Work instructions
Begin with the line holding "Write the React, TypeScript", end with the line holding "import * as", and repeat every line in between exactly, without pictures.

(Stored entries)
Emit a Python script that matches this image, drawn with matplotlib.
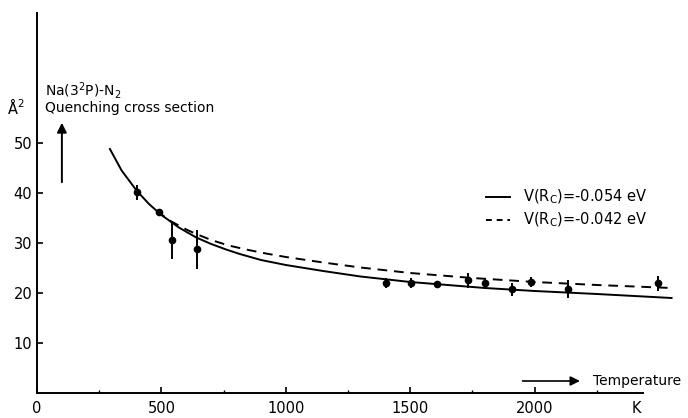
import numpy as np
import matplotlib.pyplot as plt

# measured points (temperature K, cross section A^2, error)
temp = [402, 492, 542, 642, 1402, 1502, 1606, 1731, 1800, 1908, 1984, 2133, 2494]
sigma = [40.2, 36.3, 30.6, 28.8, 22.0, 22.0, 21.8, 22.6, 22.0, 20.8, 22.2, 20.8, 22.0]
err = [1.5, 0.6, 3.8, 3.9, 1.0, 1.0, 0.5, 1.5, 1.0, 1.3, 1.0, 1.8, 1.5]

# calculated curves
solid_T = [293, 340, 400, 450, 500, 570, 640, 700, 760, 815, 900, 1000, 1150, 1300,
           1500, 1650, 1800, 2000, 2250, 2550]
solid_s = [48.8, 44.5, 40.5, 37.8, 35.6, 33.1, 31.1, 29.8, 28.7, 27.8, 26.6, 25.6, 24.4, 23.3,
           22.2, 21.6, 21.0, 20.4, 19.8, 19.0]
dash_T = [480, 540, 600, 640, 700, 770, 850, 920, 1000, 1150, 1300, 1500, 1750, 2000, 2250, 2550]
dash_s = [36.4, 34.3, 32.7, 31.8, 30.6, 29.5, 28.6, 27.9, 27.2, 26.1, 25.1, 24.0, 23.0, 22.2, 21.6, 21.0]

xticks = [0, 500, 1000, 1500, 2000]
yticks = [10, 20, 30, 40, 50]

plt.rcParams['font.family'] = 'DejaVu Sans'
fig = plt.figure(figsize=(6.88, 4.18), dpi=100)
ax = fig.add_axes([37/688, 25/418, 647/688, 380/418])
ax.set_xlim(0, 2600)
ax.set_ylim(0, 76)

ax.plot(solid_T, solid_s, color='black', lw=1.4)
ax.plot(dash_T, dash_s, color='black', lw=1.4, ls=(0, (5, 3.5)))
ax.errorbar(temp, sigma, yerr=err, fmt='o', color='black', ms=4.5, elinewidth=1.4, capsize=0)

for s in ['top', 'right']:
  ax.spines[s].set_visible(False)
ax.spines['bottom'].set_bounds(0, 2435)
ax.spines['left'].set_linewidth(1.4)
ax.spines['bottom'].set_linewidth(1.4)

ax.set_xticks(xticks)
ax.set_xticks([250, 750, 1250, 1750, 2250], minor=True)
ax.set_yticks(yticks)
ax.tick_params(direction='in', length=4, width=1.2, labelsize=10.5)
ax.tick_params(which='minor', direction='in', length=2, width=1)
ax.tick_params(axis='x', pad=6)
ax.text(2410, -3.1, 'K', ha='center', va='center', fontsize=10.5)

# annotations
ax.text(-85, 57.2, 'Å$^2$', ha='center', va='center', fontsize=10.5)
ax.text(32, 60.6, 'Na(3$^2$P)-N$_2$', ha='left', va='center', fontsize=10)
ax.text(32, 57.0, 'Quenching cross section', ha='left', va='center', fontsize=10)
ax.annotate('', xy=(100, 54.6), xytext=(100, 41.6),
            arrowprops=dict(arrowstyle='-|>', color='black', lw=1.4, mutation_scale=14))
ax.annotate('', xy=(2193, 2.4), xytext=(1940, 2.4),
            arrowprops=dict(arrowstyle='-|>', color='black', lw=1.2, mutation_scale=14))
ax.text(2233, 2.4, 'Temperature', ha='left', va='center', fontsize=10)

# legend drawn by hand
ax.plot([1803, 1900], [39.2, 39.2], color='black', lw=1.4)
ax.plot([1803, 1900], [34.6, 34.6], color='black', lw=1.4, ls=(0, (3, 2.5)))
ax.text(1952, 39.2, 'V(R$_\\mathrm{C}$)=-0.054 eV', ha='left', va='center', fontsize=10.5)
ax.text(1952, 34.6, 'V(R$_\\mathrm{C}$)=-0.042 eV', ha='left', va='center', fontsize=10.5)

fig.savefig('out.png', dpi=100)
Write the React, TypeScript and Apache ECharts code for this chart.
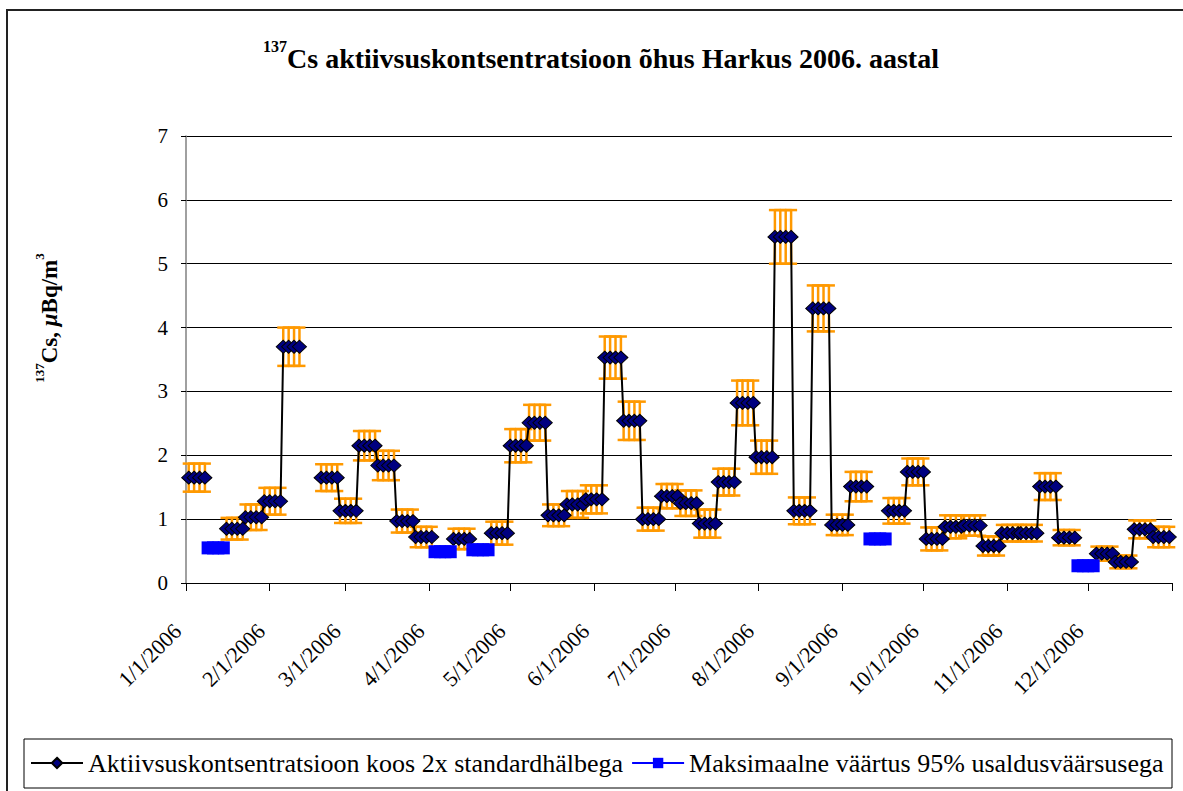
import React, { useEffect, useRef } from "react";
import * as echarts from "echarts";

// ---- DATA ----
// Weekly sampling periods, first one starting Jan 2 2006 (day 1 of year), 52 weeks.
const firstWeekStartDay = 1;
const daysPerWeek = 7;
const pointOffsets = [0, 2, 4, 6]; // plotted points within each sampling week

const activity: (number | null)[] = [
  1.65, null, 0.85, 1.03, 1.28, 3.7, null, 1.65, 1.13, 2.15,
  1.84, 0.97, 0.72, null, 0.69, null, 0.78, 2.15, 2.51, 1.06,
  1.23, 1.31, 3.53, 2.54, 1.0, 1.36, 1.25, 0.93, 1.58, 2.82,
  1.97, 5.42, 1.13, 4.3, 0.91, 1.51, null, 1.13, 1.74, 0.69,
  0.88, 0.9, 0.58, 0.78, 0.78, 1.51, 0.71, null, 0.46, 0.33,
  0.84, 0.72,
];
const twoSigma: (number | null)[] = [
  0.22, null, 0.17, 0.2, 0.21, 0.3, null, 0.21, 0.19, 0.23,
  0.23, 0.18, 0.16, null, 0.16, null, 0.18, 0.26, 0.28, 0.17,
  0.21, 0.22, 0.33, 0.3, 0.18, 0.19, 0.2, 0.22, 0.21, 0.35,
  0.26, 0.42, 0.21, 0.36, 0.16, 0.23, null, 0.2, 0.21, 0.18,
  0.18, 0.16, 0.15, 0.13, 0.13, 0.21, 0.12, null, 0.11, 0.1,
  0.14, 0.16,
];
const maxValue95: (number | null)[] = [
  null, 0.55, null, null, null, null, null, null, null, null,
  null, null, null, 0.49, null, 0.52, null, null, null, null,
  null, null, null, null, null, null, null, null, null, null,
  null, null, null, null, null, null, 0.69, null, null, null,
  null, null, null, null, null, null, null, 0.27, null, null,
  null, null,
];

const monthStartDays = [0, 31, 59, 90, 120, 151, 181, 212, 243, 273, 304, 334];
const monthLabels = [
  "1/1/2006", "2/1/2006", "3/1/2006", "4/1/2006", "5/1/2006", "6/1/2006",
  "7/1/2006", "8/1/2006", "9/1/2006", "10/1/2006", "11/1/2006", "12/1/2006",
];
const yearEndDay = 365;
const yTicks = [0, 1, 2, 3, 4, 5, 6, 7];

const seriesName1 = "Aktiivsuskontsentratsioon koos 2x standardhälbega";
const seriesName2 = "Maksimaalne väärtus 95% usaldusväärsusega";

function buildLine(values: (number | null)[]) {
  const out: any[] = [];
  values.forEach((v, k) => {
    const start = firstWeekStartDay + k * daysPerWeek;
    if (v == null) {
      if (out.length && out[out.length - 1] !== null) out.push(null);
      return;
    }
    pointOffsets.forEach((o) => out.push([start + o, v]));
  });
  return out.map((p) => (p === null ? [null, null] : p));
}

function buildErrors() {
  const out: number[][] = [];
  activity.forEach((v, k) => {
    const e = twoSigma[k];
    if (v == null || e == null) return;
    const start = firstWeekStartDay + k * daysPerWeek;
    pointOffsets.forEach((o) => out.push([start + o, v, e]));
  });
  return out;
}

const SERIF = "Liberation Serif";

export default function App() {
  const ref = useRef<HTMLDivElement>(null);
  useEffect(() => {
    if (!ref.current) return;
    const chart = echarts.init(ref.current, undefined, { renderer: "svg" });
    const option: any = {
      animation: false,
      backgroundColor: "#fff",
      textStyle: { fontFamily: SERIF },
      grid: { left: 186, right: 11, top: 136, bottom: 208, containLabel: false },
      xAxis: {
        type: "value",
        min: 0,
        max: yearEndDay,
        axisLine: { show: true, lineStyle: { color: "#000", width: 1 } },
        axisTick: {
          show: true,
          length: 8,
          customValues: [...monthStartDays, yearEndDay],
          lineStyle: { color: "#000" },
        },
        axisLabel: {
          customValues: monthStartDays,
          rotate: 45,
          margin: 36,
          padding: [0, 12, 0, 0],
          fontFamily: SERIF,
          fontSize: 22,
          color: "#000",
          formatter: (v: number) => {
            const i = monthStartDays.indexOf(Math.round(v));
            return i >= 0 ? monthLabels[i] : "";
          },
        },
        splitLine: { show: false },
      },
      yAxis: {
        type: "value",
        min: yTicks[0],
        max: yTicks[yTicks.length - 1],
        interval: 1,
        axisLine: { show: true, lineStyle: { color: "#808080", width: 1.5 } },
        axisTick: { show: true, length: 5, lineStyle: { color: "#000" } },
        axisLabel: { margin: 18, fontFamily: SERIF, fontSize: 21, color: "#000" },
        splitLine: { show: true, lineStyle: { color: "#000", width: 1 } },
      },
      legend: {
        data: [seriesName1, seriesName2],
        left: 25,
        top: 745,
        itemWidth: 52,
        itemHeight: 13,
        itemGap: 8,
        textStyle: { fontFamily: SERIF, fontSize: 26, color: "#000" },
      },
      series: [
        {
          type: "custom",
          z: 1,
          silent: true,
          data: buildErrors(),
          encode: { x: 0, y: 1 },
          renderItem: (params: any, api: any) => {
            const x = api.value(0);
            const y = api.value(1);
            const e = api.value(2);
            const hi = api.coord([x, y + e]);
            const lo = api.coord([x, y - e]);
            const hw = 6;
            const style = { stroke: "#FF9900", lineWidth: 2.5 };
            return {
              type: "group",
              children: [
                { type: "line", shape: { x1: hi[0], y1: hi[1], x2: lo[0], y2: lo[1] }, style },
                { type: "line", shape: { x1: hi[0] - hw, y1: hi[1], x2: hi[0] + hw, y2: hi[1] }, style },
                { type: "line", shape: { x1: lo[0] - hw, y1: lo[1], x2: lo[0] + hw, y2: lo[1] }, style },
              ],
            };
          },
        },
        {
          name: seriesName1,
          type: "line",
          z: 3,
          data: buildLine(activity),
          symbol: "diamond",
          symbolSize: [14, 13],
          showSymbol: true,
          connectNulls: false,
          lineStyle: { color: "#000", width: 2 },
          itemStyle: { color: "#000080", borderColor: "#000", borderWidth: 1 },
        },
        {
          name: seriesName2,
          type: "line",
          z: 3,
          data: buildLine(maxValue95),
          symbol: "rect",
          symbolSize: [12, 13],
          showSymbol: true,
          connectNulls: false,
          lineStyle: { color: "#0000FF", width: 2 },
          itemStyle: { color: "#0000FF" },
        },
      ],
      graphic: [
        {
          type: "rect",
          silent: true,
          shape: { x: 7, y: 10, width: 1200, height: 800 },
          style: { fill: "none", stroke: "#222", lineWidth: 2 },
        },
        {
          type: "rect",
          silent: true,
          shape: { x: 24, y: 739, width: 1148, height: 49 },
          style: { fill: "none", stroke: "#000", lineWidth: 1 },
        },
        {
          type: "text",
          x: 601,
          y: 58,
          style: {
            text: "{s|137}{t|Cs aktiivsuskontsentratsioon õhus Harkus 2006. aastal}",
            align: "center",
            verticalAlign: "middle",
            textAlign: "center",
            textVerticalAlign: "middle",
            rich: {
              s: { fontFamily: SERIF, fontWeight: "bold", fontSize: 16, verticalAlign: "top", fill: "#000", color: "#000" },
              t: { fontFamily: SERIF, fontWeight: "bold", fontSize: 28, lineHeight: 40, fill: "#000", color: "#000" },
            },
          },
        },
        {
          type: "text",
          x: 49,
          y: 318,
          rotation: Math.PI / 2,
          style: {
            text: "{s|137}{b|Cs, }{m|μ}{b|Bq/m}{s|3}",
            align: "center",
            verticalAlign: "middle",
            textAlign: "center",
            textVerticalAlign: "middle",
            rich: {
              s: { fontFamily: SERIF, fontWeight: "bold", fontSize: 13, verticalAlign: "top", fill: "#000", color: "#000" },
              b: { fontFamily: SERIF, fontWeight: "bold", fontSize: 23, lineHeight: 33, fill: "#000", color: "#000" },
              m: { fontFamily: SERIF, fontWeight: "bold", fontStyle: "italic", fontSize: 23, lineHeight: 33, fill: "#000", color: "#000" },
            },
          },
        },
      ],
    };
    chart.setOption(option);
    return () => chart.dispose();
  }, []);
  return (
    <div
      ref={ref}
      style={{ position: "fixed", left: 0, top: 0, width: 1183, height: 791, background: "#fff" }}
    />
  );
}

Complete answer
Write the React, TypeScript and Apache ECharts code for this chart.
import React, { useEffect, useRef } from "react";
import * as echarts from "echarts";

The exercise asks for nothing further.